Description of the task
Present each line of the entries below that holds the word "this".

Records for processing
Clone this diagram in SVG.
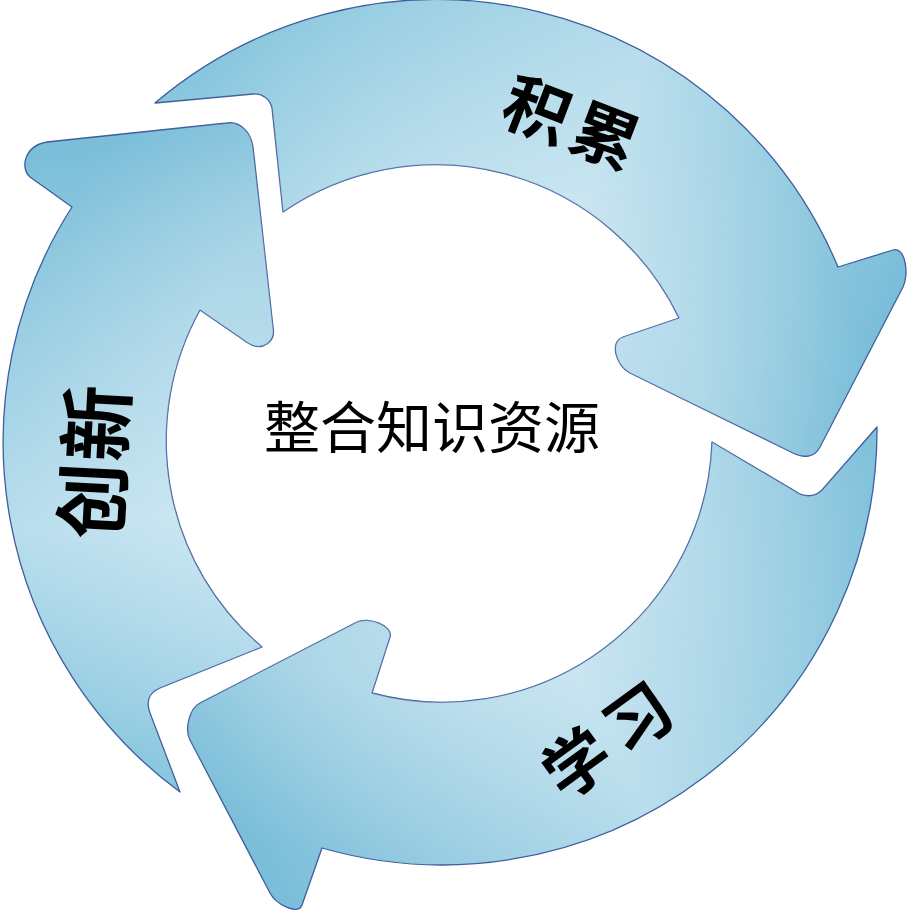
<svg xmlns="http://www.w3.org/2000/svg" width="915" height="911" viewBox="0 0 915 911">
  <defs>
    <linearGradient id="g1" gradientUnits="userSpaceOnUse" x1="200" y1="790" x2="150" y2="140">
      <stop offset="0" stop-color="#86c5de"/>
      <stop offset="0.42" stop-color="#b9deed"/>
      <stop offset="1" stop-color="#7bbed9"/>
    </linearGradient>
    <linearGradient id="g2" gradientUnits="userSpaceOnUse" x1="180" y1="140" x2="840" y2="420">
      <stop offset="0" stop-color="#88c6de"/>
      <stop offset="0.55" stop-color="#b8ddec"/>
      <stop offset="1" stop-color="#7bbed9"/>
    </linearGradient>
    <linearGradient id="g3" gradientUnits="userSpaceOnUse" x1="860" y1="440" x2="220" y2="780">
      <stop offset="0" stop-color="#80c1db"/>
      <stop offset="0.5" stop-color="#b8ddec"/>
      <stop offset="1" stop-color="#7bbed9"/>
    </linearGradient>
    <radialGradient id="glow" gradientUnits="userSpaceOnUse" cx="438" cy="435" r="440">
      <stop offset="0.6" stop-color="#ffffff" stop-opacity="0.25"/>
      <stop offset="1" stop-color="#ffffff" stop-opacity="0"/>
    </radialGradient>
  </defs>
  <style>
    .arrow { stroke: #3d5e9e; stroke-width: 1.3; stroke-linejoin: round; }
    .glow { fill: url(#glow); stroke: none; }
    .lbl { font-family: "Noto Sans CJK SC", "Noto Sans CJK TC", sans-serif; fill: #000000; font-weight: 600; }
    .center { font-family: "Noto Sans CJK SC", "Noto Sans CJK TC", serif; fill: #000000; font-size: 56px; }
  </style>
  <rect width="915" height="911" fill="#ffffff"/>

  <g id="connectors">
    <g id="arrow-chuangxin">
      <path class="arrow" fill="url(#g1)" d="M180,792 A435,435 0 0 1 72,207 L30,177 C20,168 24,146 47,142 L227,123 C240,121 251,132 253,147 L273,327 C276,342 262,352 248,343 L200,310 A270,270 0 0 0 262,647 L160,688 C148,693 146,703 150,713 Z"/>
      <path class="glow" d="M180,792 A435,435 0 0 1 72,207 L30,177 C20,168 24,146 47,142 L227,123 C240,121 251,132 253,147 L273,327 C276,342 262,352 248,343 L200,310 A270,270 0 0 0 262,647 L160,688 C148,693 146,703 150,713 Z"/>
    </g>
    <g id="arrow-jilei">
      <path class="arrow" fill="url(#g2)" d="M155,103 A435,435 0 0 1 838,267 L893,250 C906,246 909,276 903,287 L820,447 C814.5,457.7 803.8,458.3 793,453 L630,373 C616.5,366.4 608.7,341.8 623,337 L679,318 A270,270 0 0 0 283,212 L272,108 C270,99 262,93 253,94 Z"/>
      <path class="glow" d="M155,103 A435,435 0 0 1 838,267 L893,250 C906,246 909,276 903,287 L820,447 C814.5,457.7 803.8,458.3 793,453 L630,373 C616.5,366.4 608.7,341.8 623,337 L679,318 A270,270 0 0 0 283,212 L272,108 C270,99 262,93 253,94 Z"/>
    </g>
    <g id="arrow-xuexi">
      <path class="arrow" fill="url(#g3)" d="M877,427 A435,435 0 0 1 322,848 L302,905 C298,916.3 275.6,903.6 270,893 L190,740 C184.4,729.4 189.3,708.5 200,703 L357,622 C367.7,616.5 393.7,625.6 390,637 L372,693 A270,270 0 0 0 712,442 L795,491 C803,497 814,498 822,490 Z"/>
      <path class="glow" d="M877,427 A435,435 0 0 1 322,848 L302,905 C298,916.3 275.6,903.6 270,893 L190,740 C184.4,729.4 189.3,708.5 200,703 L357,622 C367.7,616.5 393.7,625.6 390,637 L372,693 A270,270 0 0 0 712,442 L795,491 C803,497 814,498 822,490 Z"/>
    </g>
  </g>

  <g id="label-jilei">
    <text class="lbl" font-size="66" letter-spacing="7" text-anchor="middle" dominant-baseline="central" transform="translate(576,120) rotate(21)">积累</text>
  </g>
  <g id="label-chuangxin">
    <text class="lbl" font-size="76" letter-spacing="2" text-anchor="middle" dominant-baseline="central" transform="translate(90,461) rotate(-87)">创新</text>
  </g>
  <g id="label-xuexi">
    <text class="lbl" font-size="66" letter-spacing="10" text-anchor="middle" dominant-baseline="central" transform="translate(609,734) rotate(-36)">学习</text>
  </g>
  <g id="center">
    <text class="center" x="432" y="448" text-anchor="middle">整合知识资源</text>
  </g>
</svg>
--
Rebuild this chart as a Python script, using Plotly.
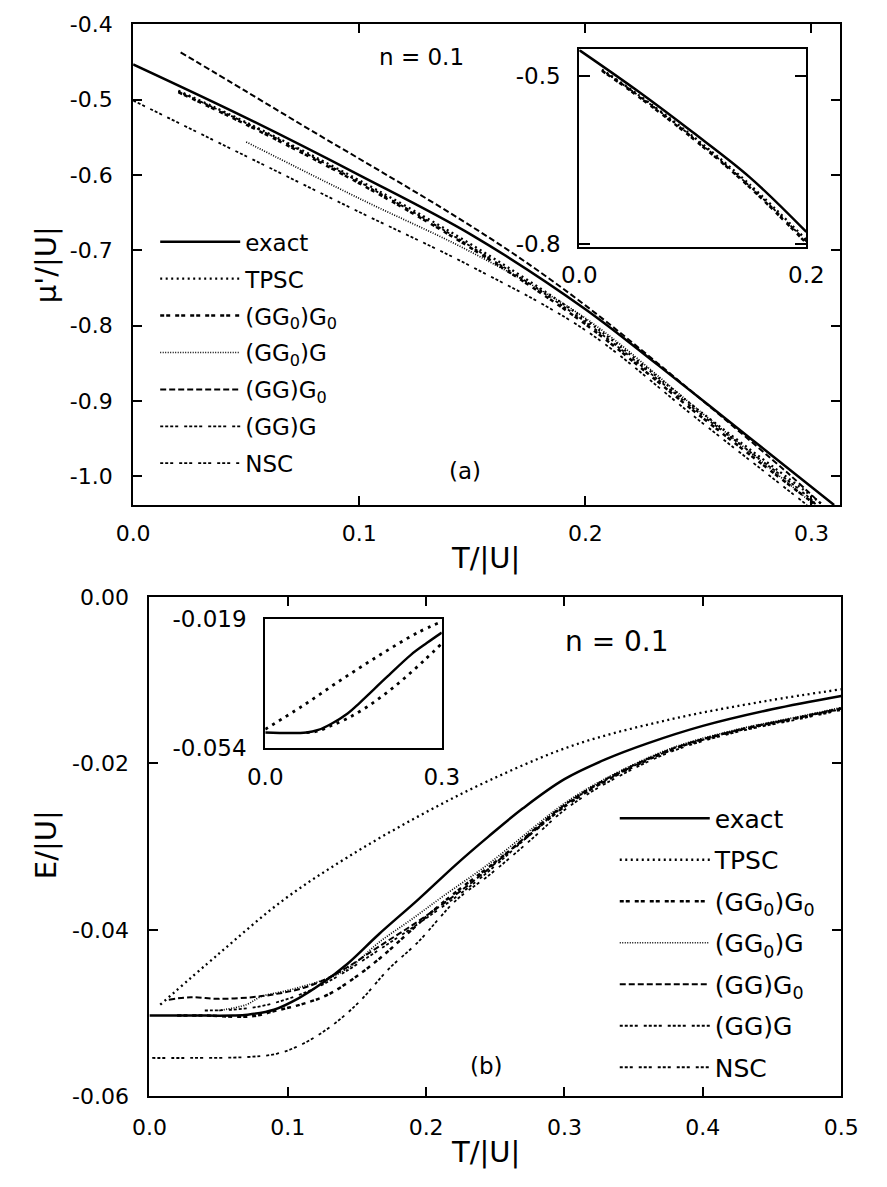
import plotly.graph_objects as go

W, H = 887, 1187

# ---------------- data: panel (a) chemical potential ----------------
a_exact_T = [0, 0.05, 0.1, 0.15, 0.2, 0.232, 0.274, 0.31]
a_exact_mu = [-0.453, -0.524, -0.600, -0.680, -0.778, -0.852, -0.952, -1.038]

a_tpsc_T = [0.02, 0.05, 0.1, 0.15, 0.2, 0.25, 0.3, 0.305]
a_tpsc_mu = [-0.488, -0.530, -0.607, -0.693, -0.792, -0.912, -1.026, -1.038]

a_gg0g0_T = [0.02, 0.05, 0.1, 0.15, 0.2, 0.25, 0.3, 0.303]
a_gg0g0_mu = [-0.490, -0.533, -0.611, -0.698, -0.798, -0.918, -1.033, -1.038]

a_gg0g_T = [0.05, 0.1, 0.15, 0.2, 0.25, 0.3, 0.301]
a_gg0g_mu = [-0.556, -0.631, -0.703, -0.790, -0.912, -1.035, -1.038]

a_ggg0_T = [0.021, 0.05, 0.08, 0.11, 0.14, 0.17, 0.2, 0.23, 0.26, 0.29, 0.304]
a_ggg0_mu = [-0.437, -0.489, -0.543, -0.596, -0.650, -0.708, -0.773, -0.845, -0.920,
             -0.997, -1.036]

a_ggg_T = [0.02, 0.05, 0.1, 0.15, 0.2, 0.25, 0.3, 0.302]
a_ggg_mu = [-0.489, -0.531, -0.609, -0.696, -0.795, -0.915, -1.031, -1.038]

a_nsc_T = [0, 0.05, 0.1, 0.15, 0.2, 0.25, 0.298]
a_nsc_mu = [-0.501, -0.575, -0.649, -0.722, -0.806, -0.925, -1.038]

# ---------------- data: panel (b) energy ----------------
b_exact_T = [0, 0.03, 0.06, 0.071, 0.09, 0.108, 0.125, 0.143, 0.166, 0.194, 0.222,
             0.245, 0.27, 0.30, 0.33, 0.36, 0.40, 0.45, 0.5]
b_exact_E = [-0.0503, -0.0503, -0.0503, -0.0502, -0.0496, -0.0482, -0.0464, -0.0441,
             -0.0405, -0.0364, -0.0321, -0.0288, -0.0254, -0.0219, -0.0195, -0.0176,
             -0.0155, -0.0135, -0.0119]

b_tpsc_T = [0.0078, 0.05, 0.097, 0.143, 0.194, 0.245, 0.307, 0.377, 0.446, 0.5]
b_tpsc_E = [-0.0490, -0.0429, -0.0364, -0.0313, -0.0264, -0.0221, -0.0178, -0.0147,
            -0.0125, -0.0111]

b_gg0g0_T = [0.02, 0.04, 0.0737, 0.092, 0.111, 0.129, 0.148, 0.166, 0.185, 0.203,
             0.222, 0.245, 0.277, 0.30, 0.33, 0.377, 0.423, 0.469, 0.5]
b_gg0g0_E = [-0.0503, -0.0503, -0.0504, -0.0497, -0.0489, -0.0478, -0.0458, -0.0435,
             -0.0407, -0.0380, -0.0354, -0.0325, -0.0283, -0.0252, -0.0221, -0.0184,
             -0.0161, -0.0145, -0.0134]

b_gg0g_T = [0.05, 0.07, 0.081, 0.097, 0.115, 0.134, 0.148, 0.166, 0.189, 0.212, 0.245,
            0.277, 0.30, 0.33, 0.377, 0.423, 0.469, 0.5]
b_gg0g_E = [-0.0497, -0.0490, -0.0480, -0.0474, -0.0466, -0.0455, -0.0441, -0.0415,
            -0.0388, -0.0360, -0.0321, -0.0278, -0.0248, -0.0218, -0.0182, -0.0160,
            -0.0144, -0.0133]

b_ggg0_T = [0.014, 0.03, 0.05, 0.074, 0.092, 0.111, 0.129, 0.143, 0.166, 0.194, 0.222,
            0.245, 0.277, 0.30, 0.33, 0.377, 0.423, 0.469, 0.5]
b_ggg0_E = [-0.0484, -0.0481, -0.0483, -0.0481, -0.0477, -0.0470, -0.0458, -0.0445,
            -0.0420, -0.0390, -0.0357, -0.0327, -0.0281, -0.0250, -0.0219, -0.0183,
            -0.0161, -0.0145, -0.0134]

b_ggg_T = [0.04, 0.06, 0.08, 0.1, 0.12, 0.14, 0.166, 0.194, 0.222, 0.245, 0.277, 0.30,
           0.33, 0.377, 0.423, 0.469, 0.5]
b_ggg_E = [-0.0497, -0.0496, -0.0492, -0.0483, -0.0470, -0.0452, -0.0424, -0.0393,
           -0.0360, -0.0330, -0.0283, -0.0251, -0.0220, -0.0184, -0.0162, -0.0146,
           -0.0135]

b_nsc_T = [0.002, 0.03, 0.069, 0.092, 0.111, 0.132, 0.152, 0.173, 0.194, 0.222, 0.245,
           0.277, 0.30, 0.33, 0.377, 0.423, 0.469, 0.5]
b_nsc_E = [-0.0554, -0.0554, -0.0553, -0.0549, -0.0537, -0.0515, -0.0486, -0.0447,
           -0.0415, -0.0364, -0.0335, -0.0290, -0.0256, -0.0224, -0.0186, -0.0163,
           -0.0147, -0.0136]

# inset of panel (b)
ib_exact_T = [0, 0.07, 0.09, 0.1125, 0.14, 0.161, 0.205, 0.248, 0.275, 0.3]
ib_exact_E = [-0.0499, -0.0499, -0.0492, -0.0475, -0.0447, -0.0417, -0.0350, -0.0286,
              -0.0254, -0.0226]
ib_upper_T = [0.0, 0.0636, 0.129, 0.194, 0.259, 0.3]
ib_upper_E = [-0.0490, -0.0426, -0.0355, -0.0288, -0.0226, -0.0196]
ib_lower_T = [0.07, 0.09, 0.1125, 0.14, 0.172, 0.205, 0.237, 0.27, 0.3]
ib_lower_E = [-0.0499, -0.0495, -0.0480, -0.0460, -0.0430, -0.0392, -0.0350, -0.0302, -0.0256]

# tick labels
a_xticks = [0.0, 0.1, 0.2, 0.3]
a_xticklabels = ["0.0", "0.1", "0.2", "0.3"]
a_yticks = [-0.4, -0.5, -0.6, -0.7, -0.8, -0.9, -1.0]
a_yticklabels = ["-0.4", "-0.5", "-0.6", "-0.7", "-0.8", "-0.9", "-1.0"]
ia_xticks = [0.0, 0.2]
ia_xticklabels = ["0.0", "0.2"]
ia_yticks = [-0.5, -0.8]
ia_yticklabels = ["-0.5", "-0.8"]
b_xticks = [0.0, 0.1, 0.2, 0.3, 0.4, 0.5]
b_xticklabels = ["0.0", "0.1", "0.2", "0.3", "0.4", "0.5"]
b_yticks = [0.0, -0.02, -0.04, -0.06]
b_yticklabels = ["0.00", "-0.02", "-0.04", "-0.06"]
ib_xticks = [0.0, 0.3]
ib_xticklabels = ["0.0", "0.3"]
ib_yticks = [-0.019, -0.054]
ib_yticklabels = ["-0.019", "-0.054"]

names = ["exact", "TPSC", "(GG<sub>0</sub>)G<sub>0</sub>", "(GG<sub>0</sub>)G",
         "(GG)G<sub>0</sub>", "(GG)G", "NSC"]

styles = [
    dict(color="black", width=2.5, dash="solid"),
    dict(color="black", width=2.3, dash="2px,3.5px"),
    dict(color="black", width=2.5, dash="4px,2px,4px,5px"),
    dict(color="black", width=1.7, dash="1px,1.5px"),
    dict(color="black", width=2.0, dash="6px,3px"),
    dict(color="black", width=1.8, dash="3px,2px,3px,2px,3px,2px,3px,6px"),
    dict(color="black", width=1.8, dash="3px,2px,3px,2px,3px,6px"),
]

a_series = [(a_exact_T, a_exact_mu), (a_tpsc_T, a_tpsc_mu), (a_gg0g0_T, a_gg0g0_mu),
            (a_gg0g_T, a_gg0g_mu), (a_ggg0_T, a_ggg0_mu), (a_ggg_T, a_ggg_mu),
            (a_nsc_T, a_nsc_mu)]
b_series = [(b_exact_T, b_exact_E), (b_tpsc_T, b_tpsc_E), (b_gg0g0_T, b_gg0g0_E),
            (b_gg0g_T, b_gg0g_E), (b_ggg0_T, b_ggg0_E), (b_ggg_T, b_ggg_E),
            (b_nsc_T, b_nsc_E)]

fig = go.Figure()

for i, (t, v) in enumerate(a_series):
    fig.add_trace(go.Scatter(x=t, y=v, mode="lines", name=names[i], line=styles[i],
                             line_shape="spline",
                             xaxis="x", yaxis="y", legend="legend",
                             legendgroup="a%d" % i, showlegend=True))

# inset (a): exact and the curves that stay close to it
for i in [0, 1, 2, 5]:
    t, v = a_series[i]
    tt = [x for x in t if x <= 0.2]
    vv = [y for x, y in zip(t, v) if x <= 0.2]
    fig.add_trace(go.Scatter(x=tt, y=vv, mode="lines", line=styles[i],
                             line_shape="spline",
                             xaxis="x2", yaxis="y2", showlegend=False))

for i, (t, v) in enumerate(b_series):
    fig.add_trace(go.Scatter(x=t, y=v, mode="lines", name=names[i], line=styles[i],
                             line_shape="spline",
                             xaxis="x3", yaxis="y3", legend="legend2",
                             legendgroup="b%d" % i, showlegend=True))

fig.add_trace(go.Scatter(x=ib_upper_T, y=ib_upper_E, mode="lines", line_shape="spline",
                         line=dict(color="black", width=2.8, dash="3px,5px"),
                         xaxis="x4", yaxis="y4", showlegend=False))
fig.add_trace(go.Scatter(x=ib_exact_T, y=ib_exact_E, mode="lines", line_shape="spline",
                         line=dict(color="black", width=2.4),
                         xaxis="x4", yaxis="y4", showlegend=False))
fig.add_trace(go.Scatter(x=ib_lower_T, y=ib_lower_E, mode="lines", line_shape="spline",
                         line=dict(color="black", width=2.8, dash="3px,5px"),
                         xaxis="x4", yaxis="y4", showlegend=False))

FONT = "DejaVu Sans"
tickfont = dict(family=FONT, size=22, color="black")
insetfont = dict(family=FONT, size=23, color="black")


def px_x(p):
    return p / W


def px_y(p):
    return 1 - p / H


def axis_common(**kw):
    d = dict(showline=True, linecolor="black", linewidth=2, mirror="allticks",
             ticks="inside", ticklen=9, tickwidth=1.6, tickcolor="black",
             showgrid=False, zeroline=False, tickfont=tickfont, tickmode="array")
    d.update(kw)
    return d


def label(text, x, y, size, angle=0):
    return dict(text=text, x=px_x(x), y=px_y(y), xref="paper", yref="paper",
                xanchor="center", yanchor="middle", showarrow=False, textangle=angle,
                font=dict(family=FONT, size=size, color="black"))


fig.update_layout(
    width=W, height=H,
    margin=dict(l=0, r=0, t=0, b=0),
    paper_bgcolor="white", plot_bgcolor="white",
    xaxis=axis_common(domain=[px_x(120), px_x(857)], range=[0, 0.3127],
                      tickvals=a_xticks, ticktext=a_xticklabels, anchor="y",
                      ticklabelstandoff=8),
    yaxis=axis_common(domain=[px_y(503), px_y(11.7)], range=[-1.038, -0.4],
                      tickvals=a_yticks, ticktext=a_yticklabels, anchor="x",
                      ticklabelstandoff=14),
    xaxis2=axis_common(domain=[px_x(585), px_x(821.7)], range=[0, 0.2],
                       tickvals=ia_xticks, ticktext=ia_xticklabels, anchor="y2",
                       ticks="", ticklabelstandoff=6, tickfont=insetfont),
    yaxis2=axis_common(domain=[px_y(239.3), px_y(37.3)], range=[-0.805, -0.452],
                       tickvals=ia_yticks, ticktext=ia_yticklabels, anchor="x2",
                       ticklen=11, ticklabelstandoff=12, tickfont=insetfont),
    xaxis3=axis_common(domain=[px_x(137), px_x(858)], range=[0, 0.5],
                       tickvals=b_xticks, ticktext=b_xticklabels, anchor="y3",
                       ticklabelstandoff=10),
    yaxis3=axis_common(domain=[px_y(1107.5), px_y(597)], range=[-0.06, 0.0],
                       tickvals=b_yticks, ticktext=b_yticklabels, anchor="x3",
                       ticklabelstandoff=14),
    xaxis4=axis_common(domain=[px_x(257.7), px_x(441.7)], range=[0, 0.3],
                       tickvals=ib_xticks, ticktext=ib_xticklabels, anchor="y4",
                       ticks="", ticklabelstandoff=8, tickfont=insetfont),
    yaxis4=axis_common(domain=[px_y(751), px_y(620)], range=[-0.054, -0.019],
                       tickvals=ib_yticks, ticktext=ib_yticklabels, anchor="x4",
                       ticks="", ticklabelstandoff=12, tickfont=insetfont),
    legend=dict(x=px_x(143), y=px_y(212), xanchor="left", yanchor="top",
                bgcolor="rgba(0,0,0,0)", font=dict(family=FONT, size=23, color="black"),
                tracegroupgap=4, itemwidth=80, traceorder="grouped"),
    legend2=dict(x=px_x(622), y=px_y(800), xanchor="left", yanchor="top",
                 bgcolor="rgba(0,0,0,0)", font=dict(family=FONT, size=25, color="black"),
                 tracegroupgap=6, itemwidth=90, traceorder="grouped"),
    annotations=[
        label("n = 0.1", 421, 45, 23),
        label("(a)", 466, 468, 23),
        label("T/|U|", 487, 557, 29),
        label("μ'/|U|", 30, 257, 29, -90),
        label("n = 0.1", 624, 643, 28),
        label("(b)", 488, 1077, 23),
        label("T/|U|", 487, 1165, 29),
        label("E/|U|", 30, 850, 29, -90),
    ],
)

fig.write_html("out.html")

Full solution
Clone this diagram in SVG.
Rebuild this chart as a Python script, using Plotly.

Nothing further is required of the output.